What I would do is I would cast if I had it a dispel magic to get rid of the invisibility so ever one could see . If that didn't work I would stop and say out loud to everyone "hey guys did you know we are being followed by a drow" and see what happens.
 


Even something as simple as walking through muddy or sandy ground (transmute rock to mud to make your own luck if DM just uses rlling grass meadows and solid rock dungeons?) would make it clear that there's another set of footsteps with the party...
 

Bah, it's a dick move to create an anti-social PC in a co-op role-playing game. If this player didn't metagame to join the group like everyone else, why should the OP metagame to save this player's life? Being anti-social out of character is fine. If a player wants to play the shy fighter who is a wallflower until it's time to crack skulls, it's fine by me. But if a player wants to be the grumpy assassin who doesn't play well with others, there's a problem.

Yes. If he's planning on attacking you, why should you hold back and not attack him? This sounds a lot like the metagaming is slanted to favor certain pcs.

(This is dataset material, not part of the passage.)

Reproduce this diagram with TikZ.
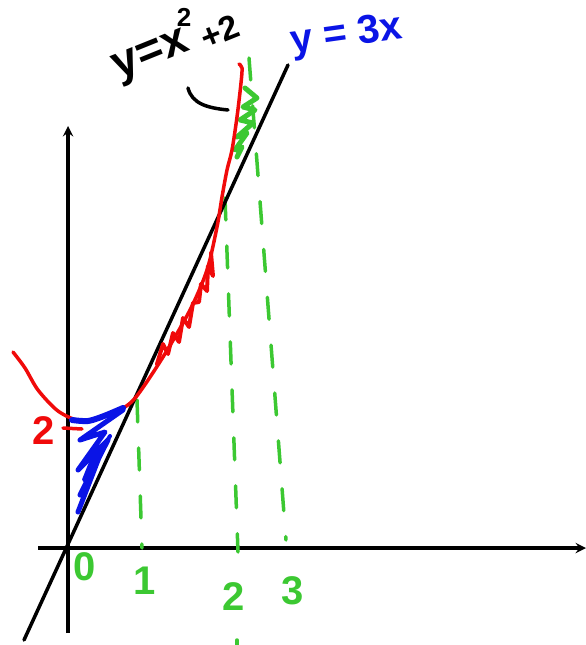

Every Sunday, I DM an evil campaign as well. I've received multiple complaints from my players about the actions of a PC who wanted to play an Incubus. It was a nifty idea at first and I saw many opportunities for fun until he started harassing other players by using his spell-like abilities on the party for his twisted amusement. He went as far as using his suggestion to make one PC rape another PC. I talked to him repeatedly and warned him that he wouldn't be able to play that character if he kept it up. He pushed me and I had the character be murdered in game by the NPC who individually hired the party. The next character he made happens to be an assassin. He's better about what he does to other players, but he's just as insubordinate to his party members. Now instead of doing terrible things to the party directly, he tries to murder the other players' mounts, followers, and befriended NPCs. When he's not permitted to do these things, he wanders off. He has made no attempts to befriend anyone in the party. If I receive another complaint, I'm going to give him the same warning I gave his Incubus.

This sounds like a player problem, not a character problem. I'd talk to the guy again and make it clear that if he keeps making anti-party pcs, you'll drop him as a player. It doesn't matter if he can only play each anti-social pc for one session if every session he brings an anti-social pc.